Boron Transport in Rice

Boron (B) is an essential micronutrient for plant growth and development. Its major physiological function is to maintain the structure of the cell wall by crosslinking pectic polysaccharides through borate-diol bonding of two rhamnogalacturonan II molecules. B is immobile in most plant species. Therefore, a continuous supply of B is required to maintain growth of newly developing tissues and deficiency of B will result in the cessation of root elongation, reduced leaf expansion, and loss of fertility. On the other hand, B also shows toxicity to plants when present in excess. Both B deficiency and toxicity cause crop losses in many areas of the world.

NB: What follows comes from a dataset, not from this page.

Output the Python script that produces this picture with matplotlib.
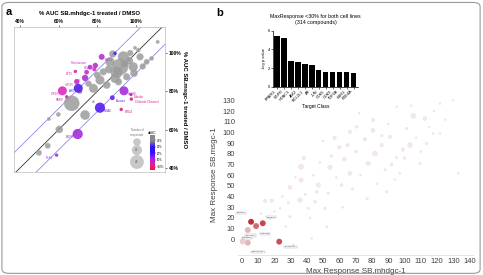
import numpy as np
import matplotlib.pyplot as plt
from matplotlib.colors import LinearSegmentedColormap
from matplotlib.patches import FancyBboxPatch

plt.rcParams['font.family'] = ['Liberation Sans', 'DejaVu Sans']

# ---- panel a : bubble plot, % AUC treated / DMSO ----
gray_x = [66.8, 73.7, 60.4, 55.0, 59.9, 54.4, 49.9, 78.0, 111.2, 99.5, 71.1, 78.0,
          91.8, 93.5, 86.6, 83.1, 81.4, 102.1, 105.5, 98.6, 95.2, 89.2, 84.9, 101.2,
          108.1, 90.0, 96.5, 88.0, 80.0, 75.5, 94.0, 99.0, 86.0, 91.0, 103.5, 97.0]
gray_y = [73.8, 67.7, 60.2, 65.6, 68.0, 51.7, 48.0, 74.6, 105.8, 102.7, 79.8, 81.6,
          92.8, 98.0, 95.4, 90.2, 85.9, 98.0, 95.4, 92.8, 87.6, 86.8, 83.3, 101.5,
          97.2, 90.0, 96.0, 99.5, 88.5, 84.0, 94.5, 89.5, 91.5, 85.0, 93.0, 100.0]
gray_n = [40, 15, 9, 2, 3, 5, 5, 1, 2, 2, 3, 13,
          45, 20, 14, 8, 13, 8, 5, 14, 8, 14, 9, 3,
          3, 25, 10, 8, 7, 6, 12, 9, 10, 8, 6, 6]

col_x = [82.3, 89.2, 68.7, 76.3, 79.0, 73.7, 69.4, 62.0, 70.2, 64.2, 93.8, 97.4,
         87.8, 97.6, 81.4, 92.4, 69.9, 59.0, 74.5, 78.5]
col_y = [98.0, 99.8, 90.4, 92.6, 93.5, 87.0, 85.0, 80.3, 81.6, 77.2, 80.3, 78.4,
         76.7, 76.0, 71.5, 70.6, 57.8, 46.8, 90.0, 91.5]
col_n = [6, 2, 2, 4, 5, 7, 5, 14, 14, 2, 14, 2, 4, 2, 18, 2, 18, 2, 4, 3]
col_d = [0.55, 0.15, 0.8, 0.6, 0.55, 0.5, 0.7, 0.7, 0.15, 0.75, 0.45, 0.85,
         0.2, 0.85, 0.15, 0.85, 0.45, 0.45, 0.6, 0.65]
col_lab = ['MCL1', '', 'FLT3', 'Proteasome', 'HDAC', 'PI3K', 'mTOR', 'IGF1R', 'AKT',
           'PARP', 'Hsp90', 'Tubulin', 'Aurora', 'Chloride Channel', 'HDAC', 'BRD4',
           'EGFR', 'PLK1', '', '']

leg_n = [10, 20, 40]
cbar_labels = ['40%', '30%', '20%', '10%', '<10%']

# ---- panel b inset : target class enrichment ----
classes = ['PPARG', 'EGFR', 'HDAC1', 'JAK2', 'BCL2L1', 'AR', 'JUN', 'CDK5',
           'CDK9', 'TOP2A', 'ESR1', 'PDE4A']
logp = [5.45, 5.2, 2.75, 2.68, 2.5, 2.33, 1.82, 1.6, 1.6, 1.6, 1.55, 1.45]

# ---- panel b : max response scatter ----
mr_x = [36.4, 36.4, 29.6, 46.0, 35.8, 14.3, 18.4, 28.6, 54.2, 59.9, 66.4, 61.3,
        53.1, 77.7, 85.9, 81.8, 103.3, 75.6, 80.6, 51.1, 45.0, 40.9, 47.0, 29.6,
        23.5, 17.4, 52.1, 42.9, 31.7, 89.0, 97.1, 113.5, 121.7, 132.9, 109.4, 95.0,
        105.3, 112.5, 121.7, 129.8, 95.1, 80.7, 70.6, 66.4, 117.5, 101.2, 91.0,
        58.0, 63.0, 70.0, 44.0, 39.0, 25.0, 20.0, 12.0, 33.0, 57.0, 73.0, 86.0,
        92.0, 99.0, 107.0, 115.0, 125.0, 83.0, 68.0, 48.0, 42.0, 62.0, 77.0, 90.0,
        55.0, 38.0, 27.0, 110.0, 118.0, 88.0, 72.0, 65.0, 50.0, 100.0, 104.0, 94.0]
mr_y = [67.9, 55.4, 48.6, 44.5, 36.7, 36.1, 36.1, 34.2, 67.3, 86.0, 61.7, 50.7,
        43.0, 71.0, 88.1, 80.3, 88.1, 93.5, 102.0, 29.0, 35.1, 29.0, 50.7, 21.1,
        29.0, 19.6, 11.8, 0.9, -5.3, 44.5, 61.7, 89.7, 99.0, 61.7, 71.0, 76.3,
        115.5, 113.0, 127.0, 130.0, 124.0, 111.5, 105.2, 100.6, 99.0, 103.7, 95.9,
        58.0, 75.0, 82.0, 60.0, 42.0, 40.0, 26.0, 24.0, 58.0, 95.0, 60.0, 97.0,
        70.0, 84.0, 95.0, 105.0, 112.0, 52.0, 47.0, 72.0, 20.0, 30.0, 38.0, 108.0,
        78.0, 76.0, 12.0, 82.0, 120.0, 65.0, 118.0, 88.0, 92.0, 76.0, 125.0, 56.0]
mr_s = [14, 10, 8, 4, 12, 6, 6, 3, 10, 6, 8, 4,
        3, 10, 6, 12, 12, 6, 8, 4, 4, 3, 10, 3,
        2, 2, 3, 2, 2, 3, 2, 4, 2, 2, 3, 3,
        12, 8, 2, 2, 2, 6, 4, 6, 2, 3, 6,
        2, 8, 4, 2, 3, 2, 2, 2, 2, 6, 2, 3,
        4, 6, 2, 2, 2, 2, 3, 2, 2, 2, 3, 2,
        4, 6, 2, 2, 2, 3, 2, 6, 2, 4, 2, 2]

hit_x = [5.7, 12.9, 8.8, 3.7, 23.0, 3.7, 0.6]
hit_y = [16.4, 15.0, 12.4, 8.7, -2.2, -3.2, -2.0]
hit_c = ['#c0303a', '#c84650', '#d06a72', '#e3b8bd', '#c8505a', '#e2b6bc', '#e8cfd2']
hit_lab = ['GANT61', 'Ro-3306', 'AZD5363', 'BI-D1870', 'PF-562271', 'SCH772984', 'NVP-BEZ']

fig = plt.figure(figsize=(4.83, 2.75), dpi=100)
fig.patches.append(FancyBboxPatch((0.004, 0.006), 0.99, 0.985, boxstyle='round,pad=0,rounding_size=0.015',
                                  transform=fig.transFigure, fill=False, ec='#9a9a9a', lw=0.8))
fig.text(0.012, 0.945, 'a', fontsize=8, fontweight='bold')
fig.text(0.448, 0.94, 'b', fontsize=8, fontweight='bold')

# panel a
ax = fig.add_axes([0.029, 0.3745, 0.3126, 0.527])
xx = np.array([20, 130])
ax.plot(xx, xx, color='#333333', lw=0.6, zorder=1)
ax.plot(xx, xx + 11, color='#8a8ae6', lw=0.6, zorder=1)
ax.plot(xx, xx - 10.5, color='#8a8ae6', lw=0.6, zorder=1)
ax.scatter(gray_x, gray_y, s=np.array(gray_n) * 3, color='#9b9b9b', alpha=0.85,
           edgecolors='#b5b5b5', linewidths=0.3, zorder=2)
cmap = LinearSegmentedColormap.from_list('dauc', ['#2a14f0', '#8a2be2', '#d630c8', '#e0185a'])
ax.scatter(col_x, col_y, s=np.array(col_n) * 3, c=col_d, cmap=cmap, vmin=0, vmax=1,
           alpha=0.9, edgecolors='none', zorder=3)
for x, y, lab, d in zip(col_x, col_y, col_lab, col_d):
    if lab:
        left = x < 80
        dy = 2.0 if lab == 'Proteasome' else -1.5
        ax.text(x + (-1.8 if left else 1.8), y + dy, lab, fontsize=2.2, color=cmap(d),
                ha='right' if left else 'left', va='center', zorder=4)
# size legend
leg_y = [53.6, 49.4, 43.2]
ax.scatter([100.5] * 3, leg_y, s=np.array(leg_n) * 2, color='#c8c8c8', zorder=3)
for y, n in zip(leg_y[1:], leg_n[1:]):
    ax.text(100.5, y, str(n), fontsize=2.2, ha='center', va='center', color='#555555', zorder=4)
ax.text(100.5, 58.5, 'Number of\ncompounds', fontsize=2, ha='center', va='center', color='#777777')
ax.set_xlim(37, 115)
ax.set_ylim(38, 113.5)
ax.xaxis.tick_top()
ax.set_xticks([40, 60, 80, 100])
ax.set_xticklabels(['40%', '60%', '80%', '100%'], fontsize=3.5, fontweight='bold')
ax.yaxis.tick_right()
ax.set_yticks([40, 60, 80, 100])
ax.set_yticklabels(['40%', '60%', '80%', '100%'], fontsize=3.5, fontweight='bold')
ax.tick_params(length=1.5, width=0.4, pad=1)
for sp in ax.spines.values():
    sp.set_color('#bbbbbb')
    sp.set_linewidth(0.5)
ax.set_title('% AUC SB.mhdgc-1 treated / DMSO', fontsize=4.3, fontweight='bold', pad=9)
ax.yaxis.set_label_position('right')
ax.set_ylabel('% AUC SB.msgc-1 treated / DMSO', fontsize=4.3, fontweight='bold',
              rotation=-90, labelpad=4)

# colour bar legend
cax = fig.add_axes([150 / 483, 1 - 170 / 275, 5 / 483, 35 / 275])
grad = np.linspace(1, 0, 100).reshape(-1, 1)
cb_cmap = LinearSegmentedColormap.from_list('cb', ['#ff1030', '#e020a0', '#a020f0', '#3010ff', '#3010ff', '#888888', '#888888'])
cax.imshow(grad, aspect='auto', cmap=cb_cmap, extent=[0, 1, 0, 1])
cax.set_xticks([])
cax.yaxis.tick_right()
cax.set_yticks(np.linspace(0.85, 0.1, len(cbar_labels)))
cax.set_yticklabels(cbar_labels, fontsize=2)
cax.tick_params(length=0.8, width=0.3, pad=0.5)
cax.set_title('dAUC', fontsize=2.3, pad=1)
for sp in cax.spines.values():
    sp.set_visible(False)

# panel b inset bar chart
bx = fig.add_axes([0.565, 0.684, 0.176, 0.204])
bx.bar(range(len(classes)), logp, width=0.75, color='black')
bx.set_ylim(0, 6)
bx.set_yticks([0, 2, 4, 6])
bx.set_xlim(-0.6, len(classes) - 0.4)
bx.set_xticks(range(len(classes)))
bx.set_xticklabels(classes, rotation=45, ha='right', fontsize=2.8)
bx.tick_params(axis='y', labelsize=3, length=1.2, width=0.4, pad=1)
bx.tick_params(axis='x', length=1.2, width=0.4, pad=0.5)
bx.spines['top'].set_visible(False)
bx.spines['right'].set_visible(False)
bx.spines['left'].set_linewidth(0.5)
bx.spines['bottom'].set_linewidth(0.5)
bx.set_ylabel('-log p value', fontsize=3, labelpad=1.5)
bx.set_xlabel('Target Class', fontsize=3.5, labelpad=1)
bx.set_title('MaxResponse <30% for both cell lines\n(314 compounds)', fontsize=3.8, pad=5)

# panel b main scatter
cx = fig.add_axes([0.4928, 0.0727, 0.4865, 0.5818])
cx.patch.set_alpha(0)
cx.scatter(mr_x, mr_y, s=mr_s, color='#f1e3e5', alpha=0.8, edgecolors='#ead6d9',
           linewidths=0.3, zorder=1)
cx.scatter(hit_x, hit_y, s=18, c=hit_c, edgecolors='none', zorder=3)
offsets = [(-10, 6), (3, 4), (3, -6), (-4, -6), (4, -4), (3, -7), (2, 4)]
for x, y, lab, off in zip(hit_x, hit_y, hit_lab, offsets):
    cx.annotate(lab, (x, y), xytext=off, textcoords='offset points', fontsize=1.6,
                color='#555555', bbox=dict(boxstyle='square,pad=0.3', fc='white', ec='#aaaaaa', lw=0.3),
                zorder=4)
cx.set_xlim(-2.3, 142)
cx.set_ylim(-14.7, 135)
cx.set_xticks(range(0, 141, 10))
cx.set_yticks(range(0, 131, 10))
cx.tick_params(labelsize=5.5, length=0, pad=2, colors='#404040')
for side in ['top', 'right', 'left']:
    cx.spines[side].set_visible(False)
cx.spines['bottom'].set_color('#d9d9d9')
cx.spines['bottom'].set_linewidth(0.5)
cx.set_xlabel('Max Response SB.mhdgc-1', fontsize=5.8, color='#404040', labelpad=2)
cx.set_ylabel('Max Response SB.msgc-1', fontsize=5.8, color='#404040', labelpad=3)

fig.savefig('out.png', dpi=100)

 B is preferentially delivered to developing tissues in many plant species under conditions of low or no transpiration but the molecular mechanisms underlying the preferential distribution of B to these developing tissues are poorly understood. Here, Shao et al. (10.1104/pp.17.01054) present evidence that a member of nodulin 26-like intrinsic protein (NIP), OsNIP3;1, is involved in this preferential distribution in rice. OsNIP3;1 was highly expressed in the nodes and its expression was up-regulated by B deficiency, but down-regulated by high B. OsNIP3;1 was localized at 
 the xylem parenchyma cells of enlarged vascular bundles of nodes facing toward the xylem vessels. Furthermore, this protein was rapidly degraded 
within a few hours in response to high B. Knockout of this gene scarcely affected the uptake and root-to-shoot translocation of B, but altered B distribution in different organs in the shoot. 
These results indicate that OsNIP3;1 located in the nodes is involved in the preferential distribution of B to the developing tissues by unloading B from the xylem in rice and that it is regulated at both the transcriptional and protein level in response to external B level.